Re: Re: Large PDF Issue

February 3, 2012 at 13:57

#28857

I hope you compared similar functions of the tools: HTML-to-PDF conversion.

The PDF output itself by PD4ML is quite quick: 2-3% of the conversion time.
But HTML rendering – the first phase of the conversion – is a resource consuming task.

PD4ML does not use native HTML rendering engines (like Webkit or Mozilla), PD4ML is managed .NET code (and 100% Java). Managed code has its benefits and, of course, disadvantages like performance penalties.

For example it instantiates a .NET object even for any standalone whitespace. Bearing in mind generic .NET overhead in CPU/RAM usage, we simply would not recommend to convert such big documents.

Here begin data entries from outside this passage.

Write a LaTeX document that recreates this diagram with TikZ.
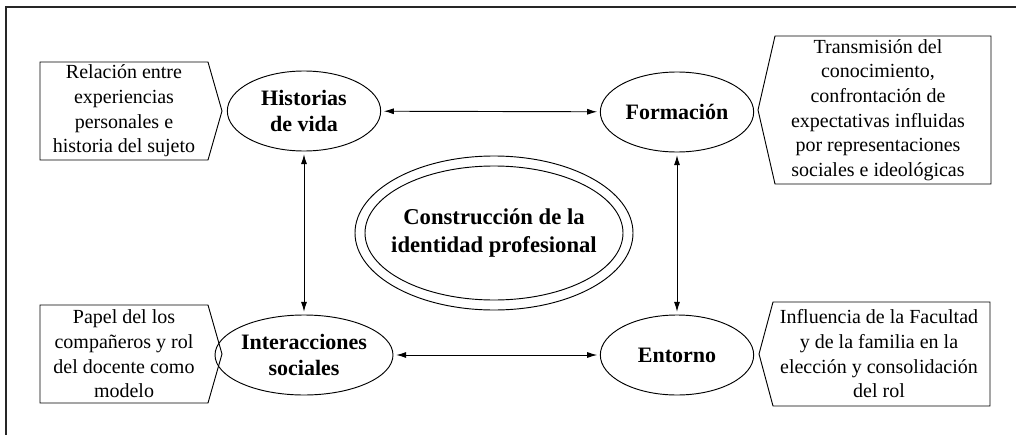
\documentclass[tikz,border=0pt]{standalone}
\usepackage{fontspec}
\setmainfont{Liberation Serif}
\usetikzlibrary{shapes.geometric,arrows.meta}
\begin{document}
\begin{tikzpicture}[x=0.75pt,y=-0.75pt,
  boxtext/.style={align=center,font=\fontsize{15}{18.5}\selectfont,inner sep=0pt},
  oval/.style={ellipse,draw,line width=0.7pt,minimum width=115pt,minimum height=60pt,inner sep=0pt,align=center,font=\fontsize{16.5}{19}\selectfont\bfseries},
  outline/.style={line width=0.7pt},
  arr/.style={line width=0.7pt,{Latex[length=7.5pt,width=4.5pt]}-{Latex[length=7.5pt,width=4.5pt]},shorten <=2pt,shorten >=2pt}]
\useasboundingbox (0,0) rectangle (1016,435);
\draw[line width=1pt,black!85] (1016,7) -- (6,7) -- (6,435);
% central double ellipse
\node[inner sep=0pt,align=center,font=\fontsize{17}{21}\selectfont\bfseries] (core) at (494,233) {Construcción de la\\identidad profesional};
\draw[outline] (core.center) ellipse [x radius=129, y radius=67];
\draw[outline] (core.center) ellipse [x radius=139, y radius=77];
% four ellipses
\node[oval] (hist) at (304,111) {Historias\\de vida};
\node[oval] (form) at (677,112) {Formación};
\node[oval] (inter) at (304,355) {Interacciones\\sociales};
\node[oval] (ent) at (677,355) {Entorno};
% arrows
\draw[arr] (hist) -- (form);
\draw[arr] (inter) -- (ent);
\draw[arr] (hist) -- (inter);
\draw[arr] (form) -- (ent);
% side boxes
\draw[outline] (40,62) -- (208,62) -- (222,111) -- (208,160) -- (40,160) -- cycle;
\node[boxtext] (tltext) at (124,111) {Relación entre\\experiencias\\personales e\\historia del sujeto};
\draw[outline] (40,305) -- (208,305) -- (222,354) -- (208,403) -- (40,403) -- cycle;
\node[boxtext] (bltext) at (124,354) {Papel del los\\compañeros y rol\\del docente como\\modelo};
\draw[outline] (775,36) -- (991,36) -- (991,184) -- (775,184) -- (758,110) -- cycle;
\node[boxtext] (trtext) at (878,110) {Transmisión del\\conocimiento,\\confrontación de\\expectativas influidas\\por representaciones\\sociales e ideológicas};
\draw[outline] (773,302) -- (990,302) -- (990,406) -- (773,406) -- (759,354) -- cycle;
\node[boxtext] (brtext) at (879,354) {Influencia de la Facultad\\y de la familia en la\\elección y consolidación\\del rol};
\end{tikzpicture}
\end{document}
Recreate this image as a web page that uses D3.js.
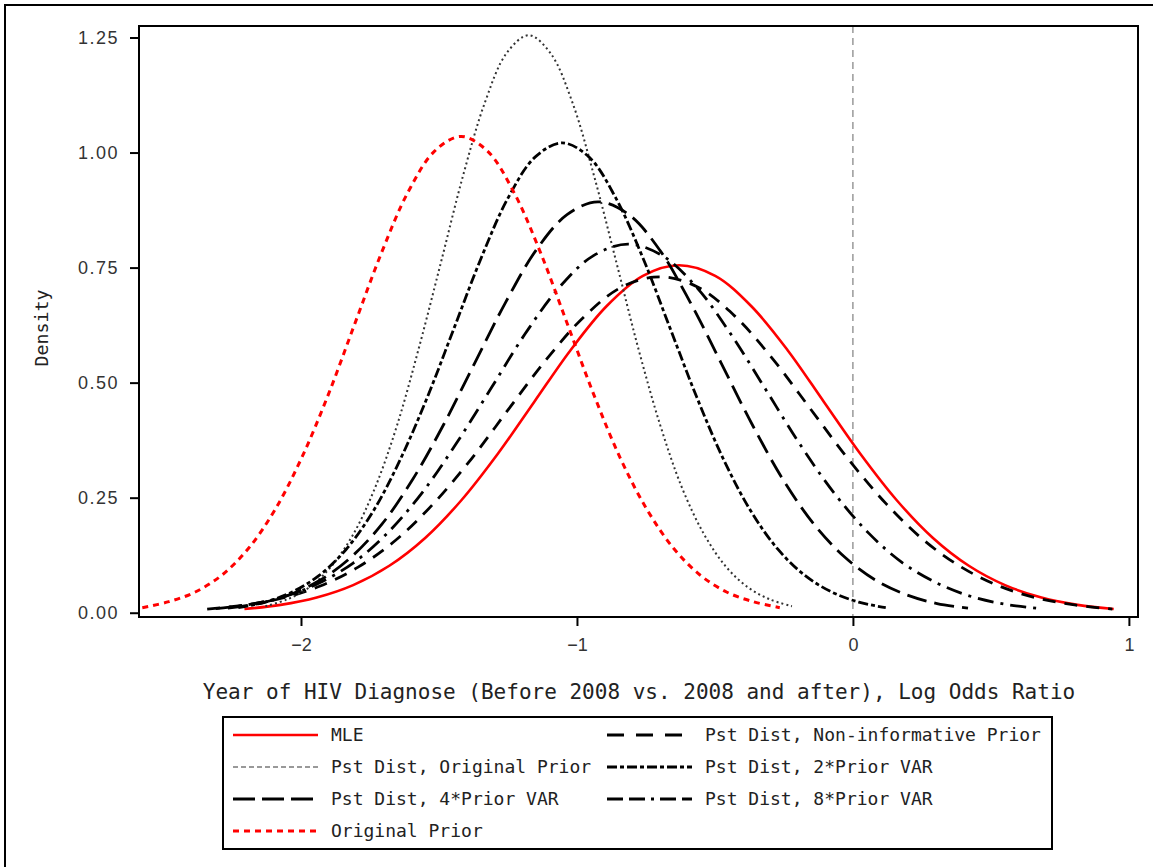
<!DOCTYPE html>
<html>
<head>
<meta charset="utf-8">
<script src="https://cdn.jsdelivr.net/npm/d3@7"></script>
<style>
  body { margin: 0; background: #fff; }
  svg { display: block; }
</style>
</head>
<body>
<svg id="canvas" width="1153" height="867"></svg>
<script>
// curve points (x = log odds ratio, y = density)
const mleX = [-2.205,-2.074,-1.943,-1.811,-1.680,-1.549,-1.418,-1.286,-1.155,-1.024,-0.893,-0.761,-0.630,-0.499,-0.368,-0.236,-0.105,0.026,0.158,0.289,0.420,0.551,0.683,0.814,0.945]
const mleY = [0.008,0.017,0.033,0.060,0.102,0.163,0.245,0.346,0.458,0.570,0.666,0.732,0.755,0.732,0.666,0.570,0.458,0.346,0.245,0.163,0.102,0.060,0.033,0.017,0.008]

const nonInfX = [-2.340,-2.203,-2.066,-1.930,-1.793,-1.656,-1.520,-1.383,-1.247,-1.110,-0.973,-0.837,-0.700,-0.563,-0.427,-0.290,-0.154,-0.017,0.120,0.256,0.393,0.530,0.666,0.803,0.940]
const nonInfY = [0.008,0.017,0.032,0.058,0.099,0.158,0.237,0.334,0.443,0.551,0.644,0.708,0.730,0.708,0.644,0.551,0.443,0.334,0.237,0.158,0.099,0.058,0.032,0.017,0.008]

const pstOrigX = [-2.129,-2.050,-1.970,-1.891,-1.811,-1.732,-1.652,-1.573,-1.493,-1.414,-1.334,-1.255,-1.175,-1.096,-1.016,-0.937,-0.857,-0.778,-0.698,-0.619,-0.539,-0.460,-0.380,-0.301,-0.221]
const pstOrigY = [0.014,0.029,0.055,0.100,0.170,0.271,0.407,0.575,0.761,0.947,1.108,1.216,1.255,1.216,1.108,0.947,0.761,0.575,0.407,0.271,0.170,0.100,0.055,0.029,0.014]

const var2X = [-2.227,-2.129,-2.032,-1.934,-1.836,-1.738,-1.641,-1.543,-1.445,-1.347,-1.250,-1.152,-1.054,-0.956,-0.859,-0.761,-0.663,-0.565,-0.468,-0.370,-0.272,-0.174,-0.077,0.021,0.119]
const var2Y = [0.011,0.023,0.045,0.081,0.138,0.221,0.332,0.467,0.619,0.771,0.901,0.990,1.021,0.990,0.901,0.771,0.619,0.467,0.332,0.221,0.138,0.081,0.045,0.023,0.011]

const var4X = [-2.265,-2.153,-2.042,-1.930,-1.818,-1.706,-1.595,-1.483,-1.371,-1.259,-1.148,-1.036,-0.924,-0.812,-0.700,-0.589,-0.477,-0.365,-0.254,-0.142,-0.030,0.081,0.194,0.305,0.417]
const var4Y = [0.010,0.020,0.039,0.071,0.121,0.193,0.290,0.409,0.542,0.674,0.788,0.865,0.893,0.865,0.788,0.674,0.542,0.409,0.290,0.193,0.121,0.071,0.039,0.020,0.010]

const var8X = [-2.309,-2.185,-2.060,-1.936,-1.811,-1.687,-1.562,-1.438,-1.313,-1.189,-1.064,-0.940,-0.815,-0.691,-0.566,-0.442,-0.317,-0.193,-0.068,0.057,0.181,0.306,0.430,0.555,0.679]
const var8Y = [0.009,0.018,0.035,0.064,0.108,0.173,0.260,0.367,0.486,0.605,0.707,0.776,0.801,0.776,0.707,0.605,0.486,0.367,0.260,0.173,0.108,0.064,0.035,0.018,0.009]

const priorX = [-2.575,-2.479,-2.383,-2.286,-2.190,-2.094,-1.998,-1.901,-1.805,-1.709,-1.613,-1.516,-1.420,-1.324,-1.228,-1.131,-1.035,-0.939,-0.843,-0.746,-0.650,-0.554,-0.458,-0.361,-0.265]
const priorY = [0.011,0.024,0.045,0.082,0.140,0.224,0.336,0.474,0.628,0.781,0.913,1.003,1.035,1.003,0.913,0.781,0.628,0.474,0.336,0.224,0.140,0.082,0.045,0.024,0.011]

const seriesNames = ['MLE', 'Pst Dist, Non-informative Prior', 'Pst Dist, Original Prior',
  'Pst Dist, 2*Prior VAR', 'Pst Dist, 4*Prior VAR', 'Pst Dist, 8*Prior VAR', 'Original Prior']
const xTicks = [-2, -1, 0, 1]
const yTicks = [0, 0.25, 0.5, 0.75, 1, 1.25]
const xTitle = 'Year of HIV Diagnose (Before 2008 vs. 2008 and after), Log Odds Ratio'
const yTitle = 'Density'

const zip = (xs, ys) => xs.map((x, i) => [x, ys[i]])
const styles = [
  {color: '#ff0000', width: 2.6, dash: null, key: '#ff0000', keyDash: null},
  {color: '#000', width: 2.8, dash: '13,9', key: '#000', keyDash: '17,12'},
  {color: '#333', width: 2, dash: '2,3', key: '#999', keyDash: '5,3'},
  {color: '#000', width: 2.8, dash: '10,3,4,3', key: '#000', keyDash: '10,3,4,3'},
  {color: '#000', width: 2.8, dash: '20,8', key: '#000', keyDash: '22,7'},
  {color: '#000', width: 2.8, dash: '16,7,3,7', key: '#000', keyDash: '16,6,16,6,3,6'},
  {color: '#ff0000', width: 3, dash: '6,5', key: '#ff0000', keyDash: '6,5'}
]
const series = seriesNames.map((name, i) => ({
  name: name,
  points: [zip(mleX, mleY), zip(nonInfX, nonInfY), zip(pstOrigX, pstOrigY),
    zip(var2X, var2Y), zip(var4X, var4Y), zip(var8X, var8Y), zip(priorX, priorY)][i],
  ...styles[i]
}))

const svg = d3.select('#canvas')
const plotL = 139, plotR = 1138, plotT = 26, plotB = 617

// outer frame (only top and left edges fall inside the picture)
svg.append('rect').attr('x', 5).attr('y', 5).attr('width', 1200).attr('height', 900)
  .attr('fill', 'none').attr('stroke', '#000').attr('stroke-width', 2)

const x = d3.scaleLinear().domain([-2.587, 1.033]).range([plotL, plotR])
const y = d3.scaleLinear().domain([-0.0093, 1.275]).range([plotB, plotT])

svg.append('clipPath').attr('id', 'clip').append('rect')
  .attr('x', plotL).attr('y', plotT).attr('width', plotR - plotL).attr('height', plotB - plotT)

// reference line at 0
svg.append('line')
  .attr('x1', x(0)).attr('x2', x(0)).attr('y1', plotT).attr('y2', plotB)
  .attr('stroke', '#666').attr('stroke-width', 1).attr('stroke-dasharray', '7,5')

const line = d3.line().x(d => x(d[0])).y(d => y(d[1])).curve(d3.curveCatmullRom)

svg.append('g').attr('clip-path', 'url(#clip)')
  .selectAll('path')
  .data(series)
  .enter()
  .append('path')
  .attr('d', d => line(d.points))
  .attr('fill', 'none')
  .attr('stroke', d => d.color)
  .attr('stroke-width', d => d.width)
  .attr('stroke-dasharray', d => d.dash)
  .attr('stroke-linecap', 'butt')

// axes
const xAxis = svg.append('g').attr('transform', 'translate(0,' + plotB + ')')
  .call(d3.axisBottom(x).tickValues(xTicks).tickSize(9).tickPadding(12).tickFormat(d3.format('d')))
const yAxis = svg.append('g').attr('transform', 'translate(' + plotL + ',0)')
  .call(d3.axisLeft(y).tickValues(yTicks).tickSize(9).tickPadding(11).tickFormat(d3.format('.2f')))
;[xAxis, yAxis].forEach(ax => {
  ax.select('.domain').remove()
  ax.selectAll('line').attr('stroke', '#000').attr('stroke-width', 2)
  ax.selectAll('text').attr('fill', '#333')
    .style('font-family', '"Liberation Sans", Arial, sans-serif').style('font-size', '18px')
})
yAxis.selectAll('text').style('letter-spacing', '1.5px')

svg.append('rect').attr('x', plotL).attr('y', plotT).attr('width', plotR - plotL).attr('height', plotB - plotT)
  .attr('fill', 'none').attr('stroke', '#000').attr('stroke-width', 2)

// titles
svg.append('text').text(xTitle)
  .attr('x', 639).attr('y', 699).attr('text-anchor', 'middle')
  .style('font-family', '"DejaVu Sans Mono", monospace').style('font-size', '21px').attr('fill', '#222')
svg.append('text').text(yTitle)
  .attr('transform', 'translate(48,328) rotate(-90)').attr('text-anchor', 'middle')
  .style('font-family', '"DejaVu Sans Mono", monospace').style('font-size', '18.3px').attr('fill', '#222')

// legend
const legend = svg.append('g')
legend.append('rect').attr('x', 223).attr('y', 717).attr('width', 829).attr('height', 132)
  .attr('fill', 'none').attr('stroke', '#000').attr('stroke-width', 2)
const legendPos = [[0, 0], [1, 0], [0, 1], [1, 1], [0, 2], [1, 2], [0, 3]]
const legendItem = legend.selectAll('g.item')
  .data(series)
  .enter()
  .append('g')
  .attr('class', 'item')
  .attr('transform', (d, i) => 'translate(' + (legendPos[i][0] ? 607 : 233) + ',' + (735 + legendPos[i][1] * 32) + ')')
legendItem.append('line')
  .attr('x1', 0).attr('x2', 85).attr('y1', 0).attr('y2', 0)
  .attr('stroke', d => d.key)
  .attr('stroke-width', d => d.width)
  .attr('stroke-dasharray', d => d.keyDash)
legendItem.append('text')
  .attr('x', 98).attr('y', 6)
  .text(d => d.name)
  .style('font-family', '"DejaVu Sans Mono", monospace').style('font-size', '18px').attr('fill', '#222')
</script>
</body>
</html>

If you definitely need that, I would recommend to revise the document layout. First make sure the document is not a huge table. PD4ML does all the layout of all the pages in memory, before it writes anything out. Any cell on, let’s say, page #350 whose width is a bit wider than previous cells of the same column requires re-layouting of previous 349 pages – as it impacts the entire table layout.

So split big tables to smaller ones.

Second, try to avoid nesting of tables where it is possible. Each table cell layouts 3 times: MIN, MAX, OPTIMAL. Each table cell of a nested table layouts 9 times. If the nesting level is 2, a cell layouts 27 times etc.